現在、農園を運営しているのは、中川さんともうひとりのスタッフの2名だけ。中川さんの主な収入源は、以前から経営している貸し倉庫業で、マンゴー栽培から収入を得ているわけではありません。しかしこの取り組みで得た設備やノウハウを参考にすれば、冬のフルーツ栽培で収益を得る仕組みをつくることは十分に可能だと考えています。

 

誰もやったことのないプロジェクトを手がける中で、マンゴーづくりのスペシャリストでさえ知らなかった新たな発見もありました。まず、農薬の試用期間を大幅に短縮することができました。南国の宮崎でのマンゴーづくりは、湿気や病害虫と闘うため、長期間にわたり農薬を使わざるをえません。

 

ハウスの中は厳密に温度と湿度の管理がされている

 

一方で北海道のマンゴーづくりは、6月から8月に花が咲き、9月に実がなり、12月初旬から販売が始まります。農薬については、6月までは使いますが、9月以降は虫もいなくなるので、使う必要がありません。また実がなってからは湿気も少なく、病気の心配もほとんどいりません。

 

中川さんが最も驚かされたのが、マンゴーの味の変化でした。

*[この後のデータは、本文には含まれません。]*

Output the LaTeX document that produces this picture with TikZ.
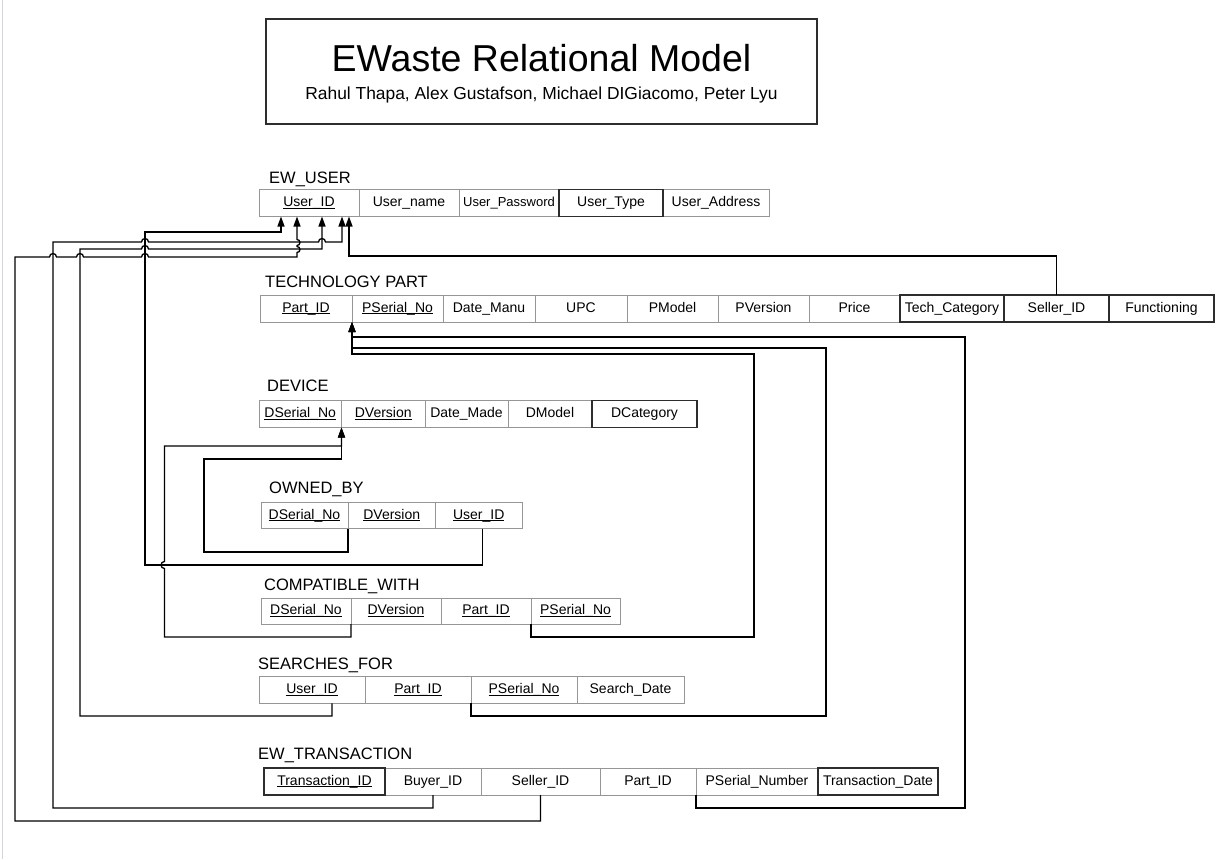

南国のハウス栽培では湿度がどうしても高くなりがちですが、北海道は湿度が低いので、マンゴー独特の臭みが消えたのです。また、果肉は繊維質が少なく、普通のマンゴーと違って歯に引っかかりません。老舗の果物販売店からは「これは世界一のマンゴーですよ!」と驚かれたそうです。

 

◆めざすは無駄のない「カスケード農業」

 

味が良く、安全で、クリーンエネルギーにより栽培された「白銀の太陽」は大きな話題になり、さまざまなメディアで紹介されるようになりました。中川さんは言います。「石油で作っていたら、こんなに話題にならなかったかもしれませんね。特に雪は、北海道の僕らにとって敵対するものでしかありませんでした。でもいまは雪が早く降ってくれないかなと、待ち焦がれているような状態なんですよ」。

 

冬はバイオディーゼルによって暖房を行う。今後はさらに太陽熱利用の研究もしたいとのコメントも。

 

中川さんは今後、自然エネルギーをとことん使い尽くす「カスケード農業」を提案していきたいと言います。「雪氷熱も温泉も、エネルギーを段階的に利用するカスケード利用ができます。マンゴー栽培で使った温泉熱は、液体なので少し温度が下がってもまた別の作物の栽培に利用できる。40℃が32℃や20℃になっても栽培できる作物はあるはずです。これからの農業は、環境への負担をかけないよう身近なエネルギーを最後まで無駄にせず、ずっと使い続けられる『カスケード農業』が主流になるべきと考えています」。 

 

暖かい空気をハウス全体にめぐらせる

 

事業をはじめてから8年、多くの人に支えられながら北海道でマンゴーを栽培してきた中川さん。それまで農業をやったことのない彼が、借金までしてマンゴーを作ると言ったとき、家族からはとても心配されました。本人も、「50歳を手前にまさか自分の人生がこんなことになるとは思っても見なかった」と笑います。

 

それでも、中川さんはチャレンジして良かったと言います。「害虫がいなくなるとか湿度の違いで味が変わるといった事実は、やってみて初めてわかったことです。誰かがやらなかったら気がつかないままだったはずです。やはりチャレンジしてみることが大切だと実感しますね」。冬のフルーツ栽培を十勝の新しい産業にしたいと語る中川さんの挑戦は、これからも続きます。